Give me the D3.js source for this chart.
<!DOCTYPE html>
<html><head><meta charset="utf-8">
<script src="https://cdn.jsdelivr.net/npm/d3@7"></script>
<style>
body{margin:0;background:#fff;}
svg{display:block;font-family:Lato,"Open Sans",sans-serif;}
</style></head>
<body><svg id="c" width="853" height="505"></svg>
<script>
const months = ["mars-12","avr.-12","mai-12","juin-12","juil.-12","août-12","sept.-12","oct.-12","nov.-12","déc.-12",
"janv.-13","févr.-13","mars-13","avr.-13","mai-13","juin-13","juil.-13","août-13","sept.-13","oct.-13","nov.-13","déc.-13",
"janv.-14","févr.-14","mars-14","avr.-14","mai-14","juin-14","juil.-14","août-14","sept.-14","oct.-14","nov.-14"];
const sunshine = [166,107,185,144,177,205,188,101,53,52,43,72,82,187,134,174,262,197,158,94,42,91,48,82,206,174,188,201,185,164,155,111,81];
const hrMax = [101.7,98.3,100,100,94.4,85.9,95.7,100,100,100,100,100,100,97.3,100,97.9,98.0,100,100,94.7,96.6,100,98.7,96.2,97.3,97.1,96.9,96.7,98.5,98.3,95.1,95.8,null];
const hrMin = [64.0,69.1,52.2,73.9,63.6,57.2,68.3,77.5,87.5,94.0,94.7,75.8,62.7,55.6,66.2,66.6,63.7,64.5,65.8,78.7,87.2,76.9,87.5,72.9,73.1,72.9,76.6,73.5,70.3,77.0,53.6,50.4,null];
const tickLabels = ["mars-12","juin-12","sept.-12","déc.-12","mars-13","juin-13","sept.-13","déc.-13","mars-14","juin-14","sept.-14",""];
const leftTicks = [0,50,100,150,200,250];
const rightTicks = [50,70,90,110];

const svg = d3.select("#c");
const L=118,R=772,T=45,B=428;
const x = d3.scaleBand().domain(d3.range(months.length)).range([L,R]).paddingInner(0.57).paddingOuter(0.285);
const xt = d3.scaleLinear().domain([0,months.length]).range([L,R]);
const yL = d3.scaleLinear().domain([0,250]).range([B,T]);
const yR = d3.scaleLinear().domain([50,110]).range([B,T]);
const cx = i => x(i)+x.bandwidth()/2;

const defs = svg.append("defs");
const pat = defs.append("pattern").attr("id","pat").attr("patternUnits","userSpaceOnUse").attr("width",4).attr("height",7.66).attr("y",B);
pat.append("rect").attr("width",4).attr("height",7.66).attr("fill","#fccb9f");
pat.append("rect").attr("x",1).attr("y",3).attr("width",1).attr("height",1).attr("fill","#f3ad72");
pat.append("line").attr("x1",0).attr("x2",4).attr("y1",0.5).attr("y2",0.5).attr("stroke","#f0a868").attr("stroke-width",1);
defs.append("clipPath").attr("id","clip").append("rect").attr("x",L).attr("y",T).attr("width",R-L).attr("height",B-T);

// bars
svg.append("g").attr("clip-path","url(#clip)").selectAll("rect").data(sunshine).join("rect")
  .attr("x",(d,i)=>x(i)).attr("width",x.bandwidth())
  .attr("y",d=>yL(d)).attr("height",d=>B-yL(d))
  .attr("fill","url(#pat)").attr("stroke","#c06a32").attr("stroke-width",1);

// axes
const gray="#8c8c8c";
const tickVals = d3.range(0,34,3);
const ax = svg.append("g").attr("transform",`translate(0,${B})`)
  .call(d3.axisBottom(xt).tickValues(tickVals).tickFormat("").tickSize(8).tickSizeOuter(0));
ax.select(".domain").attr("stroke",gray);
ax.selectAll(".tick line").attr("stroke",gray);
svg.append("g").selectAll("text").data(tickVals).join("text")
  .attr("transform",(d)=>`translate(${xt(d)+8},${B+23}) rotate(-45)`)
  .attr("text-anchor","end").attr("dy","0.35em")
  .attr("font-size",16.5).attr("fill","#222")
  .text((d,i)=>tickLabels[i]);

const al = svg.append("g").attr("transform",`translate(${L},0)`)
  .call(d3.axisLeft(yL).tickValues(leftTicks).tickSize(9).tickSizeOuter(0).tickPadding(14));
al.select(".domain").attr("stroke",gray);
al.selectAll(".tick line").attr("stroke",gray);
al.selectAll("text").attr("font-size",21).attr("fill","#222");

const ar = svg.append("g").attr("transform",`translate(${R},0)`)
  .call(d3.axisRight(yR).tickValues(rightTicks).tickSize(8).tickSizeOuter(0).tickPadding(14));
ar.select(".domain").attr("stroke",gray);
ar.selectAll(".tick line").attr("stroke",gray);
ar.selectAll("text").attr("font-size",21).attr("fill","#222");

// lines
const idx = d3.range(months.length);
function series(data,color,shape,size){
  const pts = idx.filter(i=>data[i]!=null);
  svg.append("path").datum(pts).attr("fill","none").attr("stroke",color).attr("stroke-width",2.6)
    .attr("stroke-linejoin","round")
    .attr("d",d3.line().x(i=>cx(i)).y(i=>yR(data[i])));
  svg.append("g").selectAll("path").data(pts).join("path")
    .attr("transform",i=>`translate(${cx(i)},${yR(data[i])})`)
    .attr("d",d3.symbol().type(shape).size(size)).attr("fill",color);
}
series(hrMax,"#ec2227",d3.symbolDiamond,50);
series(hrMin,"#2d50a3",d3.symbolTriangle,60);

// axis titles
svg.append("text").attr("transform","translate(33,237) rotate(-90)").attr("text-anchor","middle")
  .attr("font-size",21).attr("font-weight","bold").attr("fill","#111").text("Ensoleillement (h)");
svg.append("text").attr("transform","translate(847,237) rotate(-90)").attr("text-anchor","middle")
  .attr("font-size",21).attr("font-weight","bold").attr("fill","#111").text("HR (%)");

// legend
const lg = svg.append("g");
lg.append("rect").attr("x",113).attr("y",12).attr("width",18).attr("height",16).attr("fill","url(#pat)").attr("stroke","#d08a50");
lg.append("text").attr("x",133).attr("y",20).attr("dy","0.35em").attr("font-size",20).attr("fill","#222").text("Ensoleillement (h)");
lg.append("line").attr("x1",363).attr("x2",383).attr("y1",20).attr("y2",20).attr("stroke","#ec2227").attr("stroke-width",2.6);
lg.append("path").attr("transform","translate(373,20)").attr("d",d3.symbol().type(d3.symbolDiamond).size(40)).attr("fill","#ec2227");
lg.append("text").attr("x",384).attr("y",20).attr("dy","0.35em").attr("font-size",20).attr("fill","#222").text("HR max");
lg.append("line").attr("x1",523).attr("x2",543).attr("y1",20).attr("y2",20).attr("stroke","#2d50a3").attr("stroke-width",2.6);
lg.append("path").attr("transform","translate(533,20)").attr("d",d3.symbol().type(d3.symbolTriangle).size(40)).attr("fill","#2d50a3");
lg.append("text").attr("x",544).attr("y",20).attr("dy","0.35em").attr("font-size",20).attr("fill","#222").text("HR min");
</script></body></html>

━━━

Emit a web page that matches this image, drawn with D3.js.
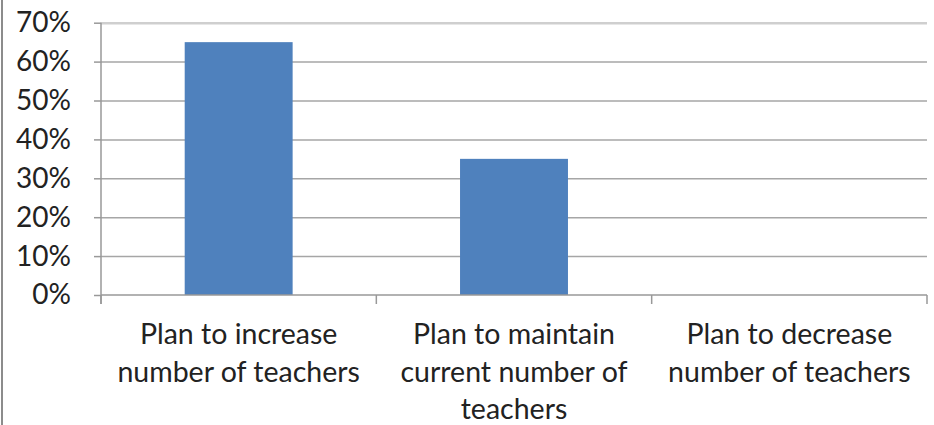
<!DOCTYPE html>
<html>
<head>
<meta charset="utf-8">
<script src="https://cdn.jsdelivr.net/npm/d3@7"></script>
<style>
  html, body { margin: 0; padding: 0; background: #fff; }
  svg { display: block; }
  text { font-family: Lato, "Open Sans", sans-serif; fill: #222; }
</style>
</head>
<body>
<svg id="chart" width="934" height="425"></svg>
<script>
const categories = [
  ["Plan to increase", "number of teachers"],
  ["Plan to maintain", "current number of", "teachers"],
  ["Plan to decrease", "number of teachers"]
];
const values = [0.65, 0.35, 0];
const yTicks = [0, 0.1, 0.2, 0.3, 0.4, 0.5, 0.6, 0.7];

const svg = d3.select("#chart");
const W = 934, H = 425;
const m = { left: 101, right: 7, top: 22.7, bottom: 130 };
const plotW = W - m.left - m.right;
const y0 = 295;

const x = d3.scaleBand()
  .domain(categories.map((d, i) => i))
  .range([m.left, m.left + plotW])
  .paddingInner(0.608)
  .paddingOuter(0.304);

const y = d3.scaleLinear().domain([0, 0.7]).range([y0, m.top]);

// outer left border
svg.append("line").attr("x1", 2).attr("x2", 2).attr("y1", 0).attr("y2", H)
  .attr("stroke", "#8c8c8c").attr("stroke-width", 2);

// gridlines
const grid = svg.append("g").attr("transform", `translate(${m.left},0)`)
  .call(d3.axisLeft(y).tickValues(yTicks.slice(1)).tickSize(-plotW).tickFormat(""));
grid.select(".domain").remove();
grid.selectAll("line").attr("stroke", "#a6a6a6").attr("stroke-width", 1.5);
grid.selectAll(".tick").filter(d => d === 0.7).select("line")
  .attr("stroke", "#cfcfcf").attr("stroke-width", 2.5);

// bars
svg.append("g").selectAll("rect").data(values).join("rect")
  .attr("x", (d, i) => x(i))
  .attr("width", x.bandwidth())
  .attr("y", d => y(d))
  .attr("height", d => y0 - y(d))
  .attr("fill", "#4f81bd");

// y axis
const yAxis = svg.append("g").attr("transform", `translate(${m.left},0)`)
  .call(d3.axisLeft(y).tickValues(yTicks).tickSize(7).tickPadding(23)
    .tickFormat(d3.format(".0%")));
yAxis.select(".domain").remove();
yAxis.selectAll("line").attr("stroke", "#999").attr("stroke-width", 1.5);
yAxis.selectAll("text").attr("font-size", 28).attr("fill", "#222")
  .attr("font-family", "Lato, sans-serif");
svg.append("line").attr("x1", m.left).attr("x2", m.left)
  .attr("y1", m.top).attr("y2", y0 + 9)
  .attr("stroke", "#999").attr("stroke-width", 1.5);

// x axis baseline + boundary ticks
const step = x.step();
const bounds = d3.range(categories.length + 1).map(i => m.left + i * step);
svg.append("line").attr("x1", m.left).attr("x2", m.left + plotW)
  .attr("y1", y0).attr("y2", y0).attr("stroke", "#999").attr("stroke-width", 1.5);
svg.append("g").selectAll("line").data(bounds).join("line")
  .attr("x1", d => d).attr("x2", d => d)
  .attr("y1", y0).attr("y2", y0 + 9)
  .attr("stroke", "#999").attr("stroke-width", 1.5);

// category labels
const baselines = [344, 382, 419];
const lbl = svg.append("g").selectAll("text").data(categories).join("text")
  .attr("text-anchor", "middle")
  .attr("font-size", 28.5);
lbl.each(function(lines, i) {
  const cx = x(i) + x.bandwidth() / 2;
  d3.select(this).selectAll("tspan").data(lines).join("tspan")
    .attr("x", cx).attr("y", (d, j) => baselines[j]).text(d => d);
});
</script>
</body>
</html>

━━━

*Problem description*
Pick out every line above that contains the word "this" and copy it.

*Final result*
Give me the D3.js source for this chart.
Emit a web page that matches this image, drawn with D3.js.
  d3.select(this).selectAll("tspan").data(lines).join("tspan")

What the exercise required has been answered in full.